## SOURCE EXCERPT
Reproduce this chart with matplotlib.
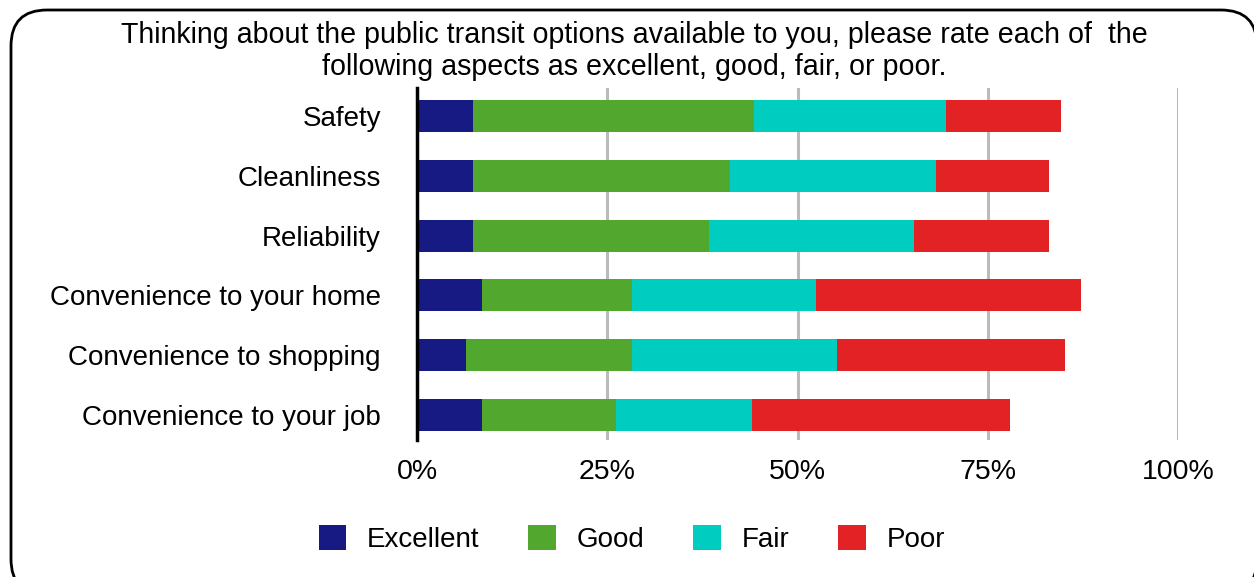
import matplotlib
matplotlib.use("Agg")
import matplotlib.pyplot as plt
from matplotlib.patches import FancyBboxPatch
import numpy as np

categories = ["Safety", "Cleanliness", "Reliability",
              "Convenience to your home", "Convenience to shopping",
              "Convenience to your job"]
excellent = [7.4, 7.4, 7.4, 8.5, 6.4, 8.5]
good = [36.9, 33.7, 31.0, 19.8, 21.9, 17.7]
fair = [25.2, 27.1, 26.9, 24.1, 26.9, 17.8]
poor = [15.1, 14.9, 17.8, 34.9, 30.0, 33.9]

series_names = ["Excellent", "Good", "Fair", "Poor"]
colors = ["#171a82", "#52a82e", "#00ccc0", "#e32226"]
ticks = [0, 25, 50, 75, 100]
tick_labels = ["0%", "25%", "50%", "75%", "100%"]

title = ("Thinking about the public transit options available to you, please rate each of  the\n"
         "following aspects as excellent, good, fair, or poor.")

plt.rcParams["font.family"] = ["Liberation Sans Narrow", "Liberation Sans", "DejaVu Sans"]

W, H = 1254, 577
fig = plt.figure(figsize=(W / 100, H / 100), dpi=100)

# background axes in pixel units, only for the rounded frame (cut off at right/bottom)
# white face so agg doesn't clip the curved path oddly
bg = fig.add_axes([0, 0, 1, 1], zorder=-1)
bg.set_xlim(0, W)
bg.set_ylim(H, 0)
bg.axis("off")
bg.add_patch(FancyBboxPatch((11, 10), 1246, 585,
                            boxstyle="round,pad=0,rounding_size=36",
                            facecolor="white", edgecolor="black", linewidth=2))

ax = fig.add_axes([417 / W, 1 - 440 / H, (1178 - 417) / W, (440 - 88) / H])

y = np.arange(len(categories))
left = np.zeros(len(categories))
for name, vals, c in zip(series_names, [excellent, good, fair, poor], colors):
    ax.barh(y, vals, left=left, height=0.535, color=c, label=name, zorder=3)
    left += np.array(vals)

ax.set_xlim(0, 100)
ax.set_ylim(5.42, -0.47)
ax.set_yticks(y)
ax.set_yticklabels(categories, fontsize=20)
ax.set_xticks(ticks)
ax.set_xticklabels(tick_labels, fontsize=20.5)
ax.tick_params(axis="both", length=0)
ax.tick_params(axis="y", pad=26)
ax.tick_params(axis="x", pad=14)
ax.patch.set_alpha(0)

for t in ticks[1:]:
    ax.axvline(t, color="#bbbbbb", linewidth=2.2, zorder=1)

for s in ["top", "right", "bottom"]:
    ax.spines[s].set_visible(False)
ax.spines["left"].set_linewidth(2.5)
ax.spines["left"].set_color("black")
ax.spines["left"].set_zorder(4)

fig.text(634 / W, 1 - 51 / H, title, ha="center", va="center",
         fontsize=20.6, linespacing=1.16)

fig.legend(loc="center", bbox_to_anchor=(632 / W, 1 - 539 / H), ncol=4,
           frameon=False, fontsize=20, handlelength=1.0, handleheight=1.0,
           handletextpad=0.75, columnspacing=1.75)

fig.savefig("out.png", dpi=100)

## DIRECTIONS FOR THIS TASK
Quote every line word for word and keep the images out of the copy.

## SOLUTION FOR THIS PROBLEM
Reproduce this chart with matplotlib.
import matplotlib
matplotlib.use("Agg")
import matplotlib.pyplot as plt
from matplotlib.patches import FancyBboxPatch
import numpy as np

categories = ["Safety", "Cleanliness", "Reliability",
              "Convenience to your home", "Convenience to shopping",
              "Convenience to your job"]
excellent = [7.4, 7.4, 7.4, 8.5, 6.4, 8.5]
good = [36.9, 33.7, 31.0, 19.8, 21.9, 17.7]
fair = [25.2, 27.1, 26.9, 24.1, 26.9, 17.8]
poor = [15.1, 14.9, 17.8, 34.9, 30.0, 33.9]

series_names = ["Excellent", "Good", "Fair", "Poor"]
colors = ["#171a82", "#52a82e", "#00ccc0", "#e32226"]
ticks = [0, 25, 50, 75, 100]
tick_labels = ["0%", "25%", "50%", "75%", "100%"]

title = ("Thinking about the public transit options available to you, please rate each of  the\n"
         "following aspects as excellent, good, fair, or poor.")

plt.rcParams["font.family"] = ["Liberation Sans Narrow", "Liberation Sans", "DejaVu Sans"]

W, H = 1254, 577
fig = plt.figure(figsize=(W / 100, H / 100), dpi=100)

# background axes in pixel units, only for the rounded frame (cut off at right/bottom)
# white face so agg doesn't clip the curved path oddly
bg = fig.add_axes([0, 0, 1, 1], zorder=-1)
bg.set_xlim(0, W)
bg.set_ylim(H, 0)
bg.axis("off")
bg.add_patch(FancyBboxPatch((11, 10), 1246, 585,
                            boxstyle="round,pad=0,rounding_size=36",
                            facecolor="white", edgecolor="black", linewidth=2))

ax = fig.add_axes([417 / W, 1 - 440 / H, (1178 - 417) / W, (440 - 88) / H])

y = np.arange(len(categories))
left = np.zeros(len(categories))
for name, vals, c in zip(series_names, [excellent, good, fair, poor], colors):
    ax.barh(y, vals, left=left, height=0.535, color=c, label=name, zorder=3)
    left += np.array(vals)

ax.set_xlim(0, 100)
ax.set_ylim(5.42, -0.47)
ax.set_yticks(y)
ax.set_yticklabels(categories, fontsize=20)
ax.set_xticks(ticks)
ax.set_xticklabels(tick_labels, fontsize=20.5)
ax.tick_params(axis="both", length=0)
ax.tick_params(axis="y", pad=26)
ax.tick_params(axis="x", pad=14)
ax.patch.set_alpha(0)

for t in ticks[1:]:
    ax.axvline(t, color="#bbbbbb", linewidth=2.2, zorder=1)

for s in ["top", "right", "bottom"]:
    ax.spines[s].set_visible(False)
ax.spines["left"].set_linewidth(2.5)
ax.spines["left"].set_color("black")
ax.spines["left"].set_zorder(4)

fig.text(634 / W, 1 - 51 / H, title, ha="center", va="center",
         fontsize=20.6, linespacing=1.16)

fig.legend(loc="center", bbox_to_anchor=(632 / W, 1 - 539 / H), ncol=4,
           frameon=False, fontsize=20, handlelength=1.0, handleheight=1.0,
           handletextpad=0.75, columnspacing=1.75)

fig.savefig("out.png", dpi=100)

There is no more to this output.